Furthermore, the Court declines to stay Counts III through VII pending final resolution of the Starks Suit. A district court may stay or dismiss an action seeking a declaratory judgment pursuant to 28 U.S.C. § 2201(a) in "the sound exercise of its discretion." Wilton v. Sevens Falls Co., 515 U.S. 277, 288 (1995); see also Sta-Rite Indus., Inc. v. Allstate Ins. Co., 96 F.3d 281, 287 (7th Cir. 1996). The Starks Suit is currently set for trial in August 2015; thus, a final determination of liability is not due to occur for over one year from the date of this Order. Post-trial motions and potential appeals may add months—if not years—to that time period. And when all is finally said and done in the underlying litigation, it is possible that some or all of the claims considered in this Order will no longer be in controversy. Because a final determination of the Waukegan Insureds' liability in the Starks Suit is a distant prospect and may render irrelevant certain claims brought by Scottsdale, the Court dismisses Counts III through VII of the Amended Complaint without prejudice.

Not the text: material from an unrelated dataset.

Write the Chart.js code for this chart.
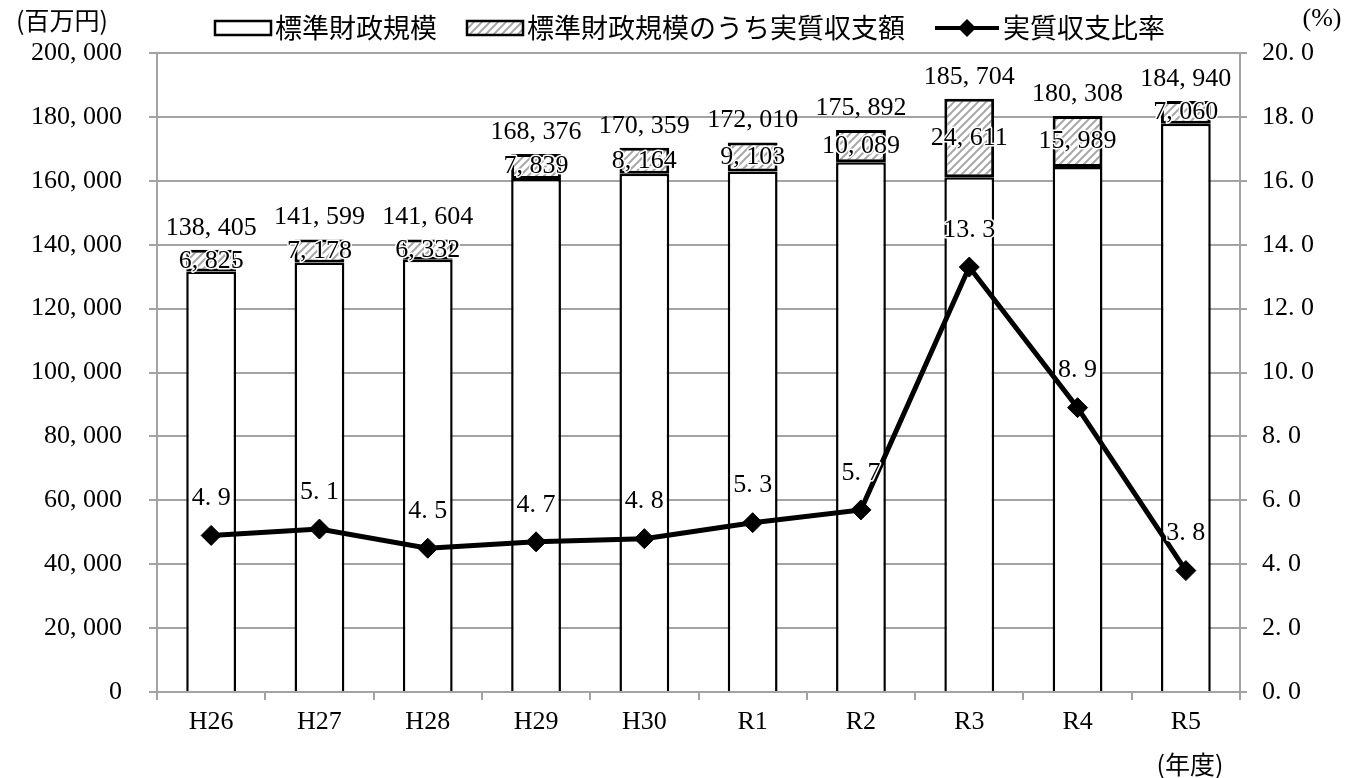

See Scottsdale Ins. Co. v. Vill. of Dixmore et al., No. 13-cv-6392, 2014 WL 1379888, at *3 (N.D. Ill. Apr. 8, 2014).
For the foregoing reasons, the Waukegan Insureds' Motion is granted. Counts III, IV, V, VI, and VII of the Amended Complaint are dismissed without prejudice to Plaintiff refiling those claims as appropriate after final disposition of the case Starks v. City of Waukegan, et al., No. 09-CV-00348 (N.D. Ill.).